They say it’s all in the timing, but it’s a little more difficult to accommodate when you’re not the one choosing it. It’s more complicated when the time for something announces itself and imposes on you whether you’re ready or not. I feel that strongly this week after several days of severe adulthood that left a bit of a nasty rash on my pride and a bad taste in my mouth for responsibility. In fact, I have some responsibilities leftover if anyone is interested in taking some. No? No takers?
I work for a smaller pipeline company in an administrative support role. It’s nothing fancy but our group is very significant when it comes to ensuring we meet certain regulations and assisting with audits. And most importantly, I enjoy my job. It’s the sort of work I prefer, it lets me manage my own projects and timelines, and for the most part my colleagues have learned to leave me alone and let me be the introvert I am, listening to music most of the day while I drink hot tea and reformat margins. After only ten months on the job, I had every intention of staying there for the next few years to see what the position would developed into. Earlier this week, however, the company announced that our office would be moving from downtown Houston to the edge of the outer loop, roughly 20 miles west. Visually, it looks like a simple move, and it is a smart one; I understand their motivation to make the changes they are making. Unfortunatelt, in a city as large as Houston with as much traffic as it has, it is actually a complicated change because what was a straight shot, 30-minute drive downtown for me has now become almost an hour drive with over $200 in tolls a month. If I choose not to take the toll road, I’ll have to take three separate arteries into, through, and then back out of downtown, spending anywhere from 2 1/2 to 3 hours a day on my commute. Our bank account doesn’t support the first option and my mental health doesn’t agree with the second one. And regardless of encourages route I take, the extra gas, mileage, and time will eventually get old.
While I’m working with the company to see if there is any way they can assist with the cost of driving the toll road, especially since we were given just over a month’s notice, the entire situation made us stop and think about our financial situation. I make decent money but we live on 1 1/3 income. My partner is currently working part time with a company that has plans to pull her into a full-time position once an individual retires, but that means limited hours and pay at the moment. And Houston is an expensive city to live in. Our current complex comes with a lot of amenities that most other ones don’t have, but we primarily pay upper-medium range rent for the area, comfort, and safety features of our building. But it didn’t sink in until recently that we are using half my monthly bring-home pay on rent alone. Given that it’s an apartment, there is no equity, nothing we can get back to see that as any sort of investment, and that has started bothering me more and more since I’ve turned thirty. After living in apartments for eight years, I long for the seclusion of a house, and while I understand how expensive they can be with repairs and insurance and whatnot, I would like to know there will be some gain from writing that check every month. As much as I we hate to say it, we need to reconsider our living situation.

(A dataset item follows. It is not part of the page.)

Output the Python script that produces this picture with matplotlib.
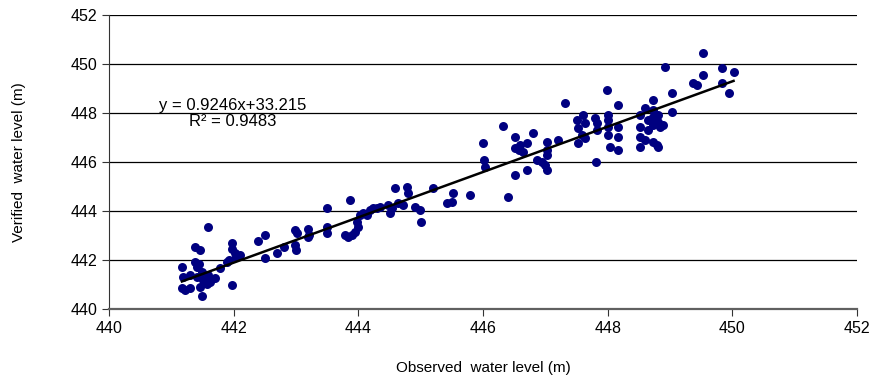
import numpy as np
import matplotlib.pyplot as plt

plt.rcParams['font.family'] = ['Liberation Sans', 'DejaVu Sans']

# observed vs verified water level (m)
obs = [441.17, 441.19, 441.17, 441.22, 441.30, 441.30,
       441.38, 441.41, 441.44, 441.49, 441.41, 441.51, 441.46, 441.57, 441.62, 441.70, 441.49, 441.54, 441.59,
       441.38, 441.46, 441.59,
       441.78, 441.89, 441.93,
       441.97, 441.97, 442.02, 442.10, 441.97, 442.03,
       442.39, 442.50, 442.50, 442.70, 442.81,
       442.99, 443.02, 442.99, 443.00,
       443.19, 443.21, 443.19,
       443.50, 443.50, 443.50,
       443.87, 443.79, 443.84, 443.90, 443.95, 444.00, 443.98, 444.03, 444.08, 444.14, 444.19, 444.24,
       444.30, 444.35, 444.48, 444.51, 444.54,
       444.59, 444.78, 444.80, 444.64, 444.72, 444.91, 444.99, 445.00, 445.20, 445.43, 445.51, 445.52, 445.79,
       446.00, 446.02, 446.04, 446.32, 446.40, 446.52, 446.52, 446.52, 446.57, 446.60, 446.65, 446.71, 446.71,
       446.81, 446.87, 446.95, 447.00, 447.03, 447.03, 447.03, 447.03, 447.21,
       447.32, 447.51, 447.53, 447.53, 447.61, 447.64, 447.64, 447.59, 447.80, 447.83, 447.83, 447.82,
       447.99, 448.01, 448.01, 448.01, 448.01, 448.04, 448.17, 448.17, 448.17, 448.17,
       448.52, 448.52, 448.52, 448.52, 448.60, 448.64, 448.64, 448.60, 448.72, 448.73, 448.72, 448.72,
       448.73, 448.80, 448.81, 448.81, 448.81, 448.84, 448.89, 448.92, 449.04, 449.04,
       449.37, 449.44, 449.53, 449.53, 449.84, 449.84, 449.94, 450.02]
ver = [441.71, 441.31, 440.86, 440.78, 440.86, 441.39,
       441.92, 441.71, 441.85, 441.51, 441.31, 441.18, 440.90, 441.00, 441.10, 441.27, 440.51, 441.06, 441.40,
       442.53, 442.41, 443.33,
       441.67, 441.92, 442.00,
       442.69, 442.45, 442.29, 442.20, 440.98, 442.10,
       442.78, 443.02, 442.08, 442.29, 442.53,
       443.22, 443.10, 442.61, 442.41,
       443.25, 443.02, 442.94,
       444.12, 443.35, 443.10,
       444.43, 443.02, 442.94, 443.02, 443.14, 443.35, 443.55, 443.84, 443.92, 443.84, 444.04, 444.12,
       444.12, 444.16, 444.24, 443.92, 444.10,
       444.94, 444.98, 444.73, 444.33, 444.24, 444.16, 444.04, 443.55, 444.94, 444.33, 444.37, 444.73, 444.65,
       446.78, 446.08, 445.80, 447.47, 444.57, 447.02, 446.57, 445.47, 446.49, 446.69, 446.41, 446.78, 445.67,
       447.18, 446.08, 446.00, 445.88, 445.67, 446.82, 446.49, 446.29, 446.90,
       448.41, 447.71, 447.39, 446.78, 447.92, 447.59, 446.98, 447.10, 447.80, 447.59, 447.31, 446.00,
       448.94, 447.92, 447.71, 447.43, 447.10, 446.61, 448.33, 447.43, 447.02, 446.49,
       447.92, 447.43, 447.02, 446.61, 448.20, 447.71, 447.31, 446.90, 448.53, 448.12, 447.84, 447.51,
       446.82, 446.69, 446.61, 447.92, 447.63, 447.43, 447.51, 449.88, 448.82, 448.04,
       449.22, 449.14, 450.45, 449.55, 449.84, 449.22, 448.82, 449.67]

slope = 0.9246
intercept = 33.215
r2 = 0.9483

ticks = np.arange(440, 453, 2)

fig = plt.figure(figsize=(8.74, 3.80), dpi=100)
ax = fig.add_axes([0.1247, 0.187, 0.8558, 0.774])

ax.scatter(obs, ver, s=42, color='#000080', zorder=3, linewidths=0)

# linear trend line
xl = np.array([min(obs), max(obs)])
ax.plot(xl, slope * xl + intercept, color='black', lw=1.8, zorder=4)

ax.text(441.98, 448.0, "y = %.4fx+%.3f" % (slope, intercept), ha='center', va='bottom', fontsize=12)
ax.text(441.98, 447.95, "R² = %.4f" % r2, ha='center', va='top', fontsize=12)

ax.set_xlim(440, 452)
ax.set_ylim(440, 452)
ax.set_xticks(ticks)
ax.set_yticks(ticks)
ax.yaxis.grid(True, color='black', lw=0.9)
ax.set_axisbelow(True)

ax.spines['top'].set_visible(False)
ax.spines['right'].set_visible(False)
ax.spines['left'].set_color('#333333')
ax.spines['bottom'].set_color('#606060')
ax.spines['bottom'].set_linewidth(1.6)
ax.tick_params(direction='out', length=5, labelsize=11.5, colors='#333333', labelcolor='black')

ax.set_xlabel("Observed  water level (m)", fontsize=11, labelpad=18)
ax.set_ylabel("Verified  water level (m)", fontsize=11, labelpad=32)

fig.savefig("out.png", dpi=100)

When we moved into our current complex last October, we actually downsized a good bit but we improved convenience and quality as well. But with our possible financial change always at the back of our minds, we’re wondering if it would be better to look at complexes in the area that give us a better deal. In the end, if we do move and downsize, it seems like my interest in minimalism is well timed–never is there as good of a time to declutter and reconsider possessions than when looking for an excuse not to buy more boxes and pack more items!
Have you ever discovered that your decluttering or an aspect of your minimalism journey was perfectly timed? Or have you ever found yourself forced into reconsidering an aspect of your life that led you unknowingly to something better?